▶ _Challenge_:
Extract word for word the lines of the listing from its start to the line holding "const yTicks = [0, 0.25, 0.5, 0.75, 1];", both ends kept; pictures are not part of the copy.

▶ _Given material_:
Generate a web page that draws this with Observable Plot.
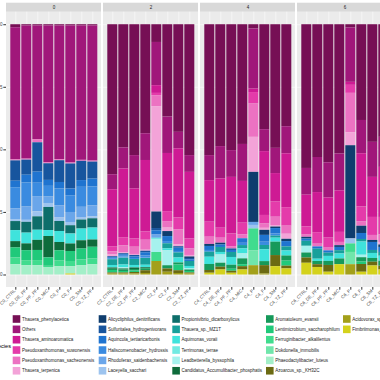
<!DOCTYPE html>
<html><head><meta charset="utf-8">
<script src="https://cdn.jsdelivr.net/npm/d3@7"></script>
<script src="https://cdn.jsdelivr.net/npm/@observablehq/plot@0.6"></script>
<style>
html,body{margin:0;padding:0;background:#fff;overflow:hidden;width:380px;height:380px;}
#chart{width:380px;height:308px;overflow:visible;}
#chart svg{display:block;margin-left:-40px;max-width:none !important;width:440px !important;height:308px !important;}
#legend{display:block;}
</style></head><body>
<div id="chart"></div>
<svg id="legend" width="380" height="72"></svg>
<script>
const days = [0, 2, 4, 6];
const suffixes = ["CTRL","DE_PF","PF_PF","MIC","P","F","SM","TZ_PF"];
const species = [
 "Thauera_phenylacetica","Others","Thauera_aminoaromatica","Pseudoxanthomonas_suwonensis","Pseudoxanthomonas_sacheonensis","Thauera_terpenica",
 "Alicycliphilus_denitrificans","Sulfuritalea_hydrogenivorans","Aquincola_tertiaricarbonis","Haliscomenobacter_hydrossis","Rhodoferax_saidenbachensis","Laceyella_sacchari",
 "Propionivibrio_dicarboxylicus","Thauera_sp._MZ1T","Aquimonas_voraii","Terrimonas_terrae","Leadbetterella_byssophila","Candidatus_Accumulibacter_phosphatis",
 "Aromatoleum_evansii","Lentimicrobium_saccharophilum","Ferruginibacter_alkalilentus","Dokdonella_immobilis","Phaeodactylibacter_luteus","Azoarcus_sp._KH32C",
 "Acidovorax_sp._KKS102","Fimbriimonas_ginsengisoli"];
const colors = [
 "#760F55","#A0177A","#CE1A94","#E43BAA","#EC72C2","#F3A3D8",
 "#0F3D6E","#17559E","#1F74D0","#3A8BE0","#6AA6EA","#9DC4EF",
 "#0D6E6A","#17A09B","#3FE3DC","#72EAE2","#A6F2EE","#0E6B3B",
 "#16995A","#20C97A","#40DC8E","#70E6AB","#A3EFC8","#6B6A12",
 "#A3A01A","#D4D21C"];
const yTicks = [0, 0.25, 0.5, 0.75, 1];

// one row per sample (CTRL..TZ_PF), values in species order
const day0 = [
 [.012,.527,0,0,.004,0, 0,.081,.026,.084,.043,.008, .036,0,.044,0,0,.025, 0,.040,.027,0,.041,0, 0,0],
 [.005,.531,0,0,.004,0, 0,.060,.031,.096,.053,.008, .043,0,.043,0,0,.027, 0,.040,.020,0,.037,0, 0,0],
 [.005,.450,0,0,.012,0, 0,.116,.044,.053,.060,.020, .053,0,.040,0,0,.040, 0,.040,.020,0,.037,0, 0,0],
 [.005,.551,0,0,.004,0, 0,.067,.024,.043,.026,.016, .093,0,.024,0,0,.086, 0,.034,.005,0,.030,0, 0,0],
 [.005,.535,0,0,.004,0, 0,.087,.026,.067,.049,.014, .040,0,.044,0,0,.033, 0,.040,.024,0,.033,0, 0,0],
 [.005,.548,0,0,.004,0, 0,.100,.027,.067,.040,.013, .033,0,.040,0,0,.030, 0,.040,.021,0,.029,0, 0,.004],
 [.005,.538,0,0,.004,0, 0,.077,.027,.080,.043,.008, .036,0,.047,0,0,.033, 0,.044,.023,0,.037,0, 0,0],
 [.005,.541,0,0,.004,0, 0,.068,.031,.076,.044,.008, .037,0,.048,0,0,.029, 0,.047,.023,0,.041,0, 0,0]];
const day2 = [
 [.600,.060,.228,.020,.013,.007, 0,.004,.004,.004,0,0, 0,.023,.010,0,0,.005, .005,.010,0,0,0,.004, .004,0],
 [.492,.084,.275,.033,.027,.004, 0,.004,.006,.004,.004,0, 0,.027,.011,0,.005,.004, .006,.006,0,0,0,.004, .004,0],
 [.523,.133,.200,.033,.029,.004, 0,.006,.006,.004,0,0, 0,.024,.010,0,0,.006, .006,.006,0,0,0,.006, .004,0],
 [.436,.107,.286,.033,.040,.004, 0,.006,.013,.006,.004,0, 0,.027,.010,0,0,.004, .008,0,0,0,0,.011, .006,0],
 [.071,.173,.031,.009,.044,.422, .066,.009,.017,0,.013,0, 0,0,.004,0,.053,0, 0,0,.036,0,0,0, .054,0],
 [.370,.146,.233,.040,.026,.014, .020,0,.020,.009,0,0, 0,.020,.008,0,.060,0, .013,0,0,0,0,.013, .011,0],
 [.430,.066,.276,.047,.060,.008, 0,.006,.013,.006,0,0, 0,.020,.020,0,0,0, .008,.023,0,0,0,.011, .006,0],
 [.523,.067,.266,.040,.026,.006, .006,.006,.006,0,0,0, 0,.020,.008,0,.006,0, .006,.006,0,0,0,.004, .004,0]];
const day4 = [
 [.523,.100,.166,.060,.029,0, .008,0,.016,.007,0,0, 0,.020,.029,0,0,0, .024,0,0,0,0,.011, 0,.007],
 [.487,.129,.197,.040,.020,0, .007,0,.010,0,0,0, 0,.020,.010,0,.033,0, .016,0,0,0,0,.011, 0,.020],
 [.503,.107,.226,.051,.009,0, 0,.006,.008,0,0,0, 0,.020,.031,0,0,0, .016,.008,0,0,0,.008, 0,.007],
 [.476,.147,.166,.046,.016,0, 0,0,.018,.009,0,0, 0,.013,.020,0,.020,0, .023,.008,0,0,0,.013, 0,.020],
 [.017,.240,.014,.046,.133,.140, .200,0,0,0,.012,.014, 0,0,0,0,0,0, 0,0,.087,.060,0,0, .037,0],
 [.416,.087,.253,.034,.017,.008, .020,0,.027,.013,0,0, 0,.017,.047,0,0,0, .016,0,0,0,0,.033, .004,0],
 [.490,.100,.113,.060,.033,.006, .006,0,.021,.009,0,0, 0,.008,.016,0,0,0, .053,0,0,0,0,.044, 0,.033],
 [.403,.107,.213,.073,.032,.020, .009,0,.021,0,0,0, 0,.016,.020,0,0,0, .020,.020,0,0,0,.011, 0,.024]];
const day6 = [
 [.576,.107,.127,.033,.009,0, .007,0,.009,0,0,0, 0,.020,0,0,.027,0, .020,0,0,0,0,.021, 0,.047],
 [.530,.140,.160,.046,.011,0, 0,0,.009,0,0,0, 0,.040,.009,0,0,0, .013,0,0,0,0,.011, 0,.030],
 [.550,.140,.160,.040,.011,0, 0,0,.009,0,0,0, 0,.013,.020,0,0,0, .016,0,0,0,0,.027, 0,.011],
 [.516,.147,.166,.040,.013,0, .007,0,.013,0,0,0, 0,.013,.020,0,0,0, .023,0,0,0,0,0, 0,.041],
 [.013,.217,.012,.032,.157,.052, .372,0,0,0,0,.020, 0,0,0,0,0,0, 0,0,.034,.049,0,0, .041,0],
 [.383,.133,.213,.060,.017,0, .029,0,.024,0,0,0, 0,.010,.053,0,.010,0, .017,.010,0,0,0,.031, 0,.011],
 [.470,.140,.160,.072,.020,0, .008,0,.032,0,0,0, 0,.012,.020,0,0,0, .015,0,0,0,0,.015, 0,.036],
 [.450,.120,.200,.070,.030,.010, .010,0,.020,0,0,0, 0,.015,.020,0,0,0, .020,0,0,0,0,.015, 0,.020]];

const byDay = {0: day0, 2: day2, 4: day4, 6: day6};
const rows = [];
for (const d of days) byDay[d].forEach((vals, i) => vals.forEach((v, k) =>
  rows.push({day: d, suffix: suffixes[i], species: species[k], value: v})));
const samples = days.flatMap(d => suffixes.map(s => ({day: d, suffix: s, name: `C${d}_${s}`})));

const font = "'Liberation Sans', Arial, sans-serif";
const chart = Plot.plot({
  width: 440, height: 308,
  marginLeft: 45.7, marginRight: 7.9, marginTop: 2.7, marginBottom: 21,
  style: {fontFamily: font, background: "white", overflow: "visible", maxWidth: "none"},
  fx: {domain: days, paddingInner: 0.024, paddingOuter: 0, axis: null, label: null},
  x: {domain: suffixes, paddingInner: 0.1, paddingOuter: 0.15, axis: null},
  y: {domain: [-0.05, 1.086], axis: null},
  color: {domain: species, range: colors},
  marks: [
    Plot.rect([0], {y1: -0.05, y2: 1.05, fill: "#EBEBEB"}),
    Plot.rect([0], {y1: 1.05, y2: 1.086, fill: "#D9D9D9"}),
    Plot.text(days, {fx: d => d, text: d => String(d), y: 1.068, fill: "#1A1A1A", fontSize: 4.5}),
    Plot.ruleY(yTicks, {stroke: "white", strokeWidth: 0.55}),
    Plot.ruleX(suffixes, {x: d => d, y1: -0.05, y2: 1.05, stroke: "white", strokeWidth: 0.55}),
    Plot.barY(rows, Plot.stackY({fx: "day", x: "suffix", y: "value", z: "species", fill: "species",
      order: species.slice().reverse(), offset: "normalize"})),
    Plot.axisY({ticks: yTicks, tickFormat: d3.format(".2f"), tickSize: 2.7, tickPadding: 1.2,
      fontSize: 4.5, color: "#4D4D4D", stroke: "#333", label: null}),
    Plot.axisX({tickFormat: () => "", tickSize: 2.7, stroke: "#333", label: null}),
    Plot.text(samples, {fx: "day", x: "suffix", text: "name", frameAnchor: "bottom", dy: 3.5,
      rotate: -45, textAnchor: "end", fontSize: 4.5, fill: "#4D4D4D"})
  ]
});
document.getElementById("chart").append(chart);

// legend
const color = chart.scale("color");
const leg = d3.select("#legend").style("font-family", font);
const colX = [12.7, 98.7, 172.3, 266, 343];
species.forEach((s, i) => {
  const c = Math.floor(i / 6), r = i % 6;
  const cy = 11 + r * 10.35;
  leg.append("rect").attr("x", colX[c]).attr("y", cy - 3.8).attr("width", 7.6).attr("height", 7.6)
    .attr("fill", color.apply(s));
  leg.append("text").attr("x", colX[c] + 9.3).attr("y", cy).attr("dy", "0.35em")
    .attr("font-size", 4.5).attr("fill", "#1A1A1A").text(s);
});
leg.append("text").attr("x", 11).attr("y", 37.7).attr("dy", "0.35em").attr("text-anchor", "end")
  .attr("font-size", 5.6).attr("fill", "#000").text("Species");
</script>
</body></html>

▶ _Full response_:
Generate a web page that draws this with Observable Plot.
<!DOCTYPE html>
<html><head><meta charset="utf-8">
<script src="https://cdn.jsdelivr.net/npm/d3@7"></script>
<script src="https://cdn.jsdelivr.net/npm/@observablehq/plot@0.6"></script>
<style>
html,body{margin:0;padding:0;background:#fff;overflow:hidden;width:380px;height:380px;}
#chart{width:380px;height:308px;overflow:visible;}
#chart svg{display:block;margin-left:-40px;max-width:none !important;width:440px !important;height:308px !important;}
#legend{display:block;}
</style></head><body>
<div id="chart"></div>
<svg id="legend" width="380" height="72"></svg>
<script>
const days = [0, 2, 4, 6];
const suffixes = ["CTRL","DE_PF","PF_PF","MIC","P","F","SM","TZ_PF"];
const species = [
 "Thauera_phenylacetica","Others","Thauera_aminoaromatica","Pseudoxanthomonas_suwonensis","Pseudoxanthomonas_sacheonensis","Thauera_terpenica",
 "Alicycliphilus_denitrificans","Sulfuritalea_hydrogenivorans","Aquincola_tertiaricarbonis","Haliscomenobacter_hydrossis","Rhodoferax_saidenbachensis","Laceyella_sacchari",
 "Propionivibrio_dicarboxylicus","Thauera_sp._MZ1T","Aquimonas_voraii","Terrimonas_terrae","Leadbetterella_byssophila","Candidatus_Accumulibacter_phosphatis",
 "Aromatoleum_evansii","Lentimicrobium_saccharophilum","Ferruginibacter_alkalilentus","Dokdonella_immobilis","Phaeodactylibacter_luteus","Azoarcus_sp._KH32C",
 "Acidovorax_sp._KKS102","Fimbriimonas_ginsengisoli"];
const colors = [
 "#760F55","#A0177A","#CE1A94","#E43BAA","#EC72C2","#F3A3D8",
 "#0F3D6E","#17559E","#1F74D0","#3A8BE0","#6AA6EA","#9DC4EF",
 "#0D6E6A","#17A09B","#3FE3DC","#72EAE2","#A6F2EE","#0E6B3B",
 "#16995A","#20C97A","#40DC8E","#70E6AB","#A3EFC8","#6B6A12",
 "#A3A01A","#D4D21C"];
const yTicks = [0, 0.25, 0.5, 0.75, 1];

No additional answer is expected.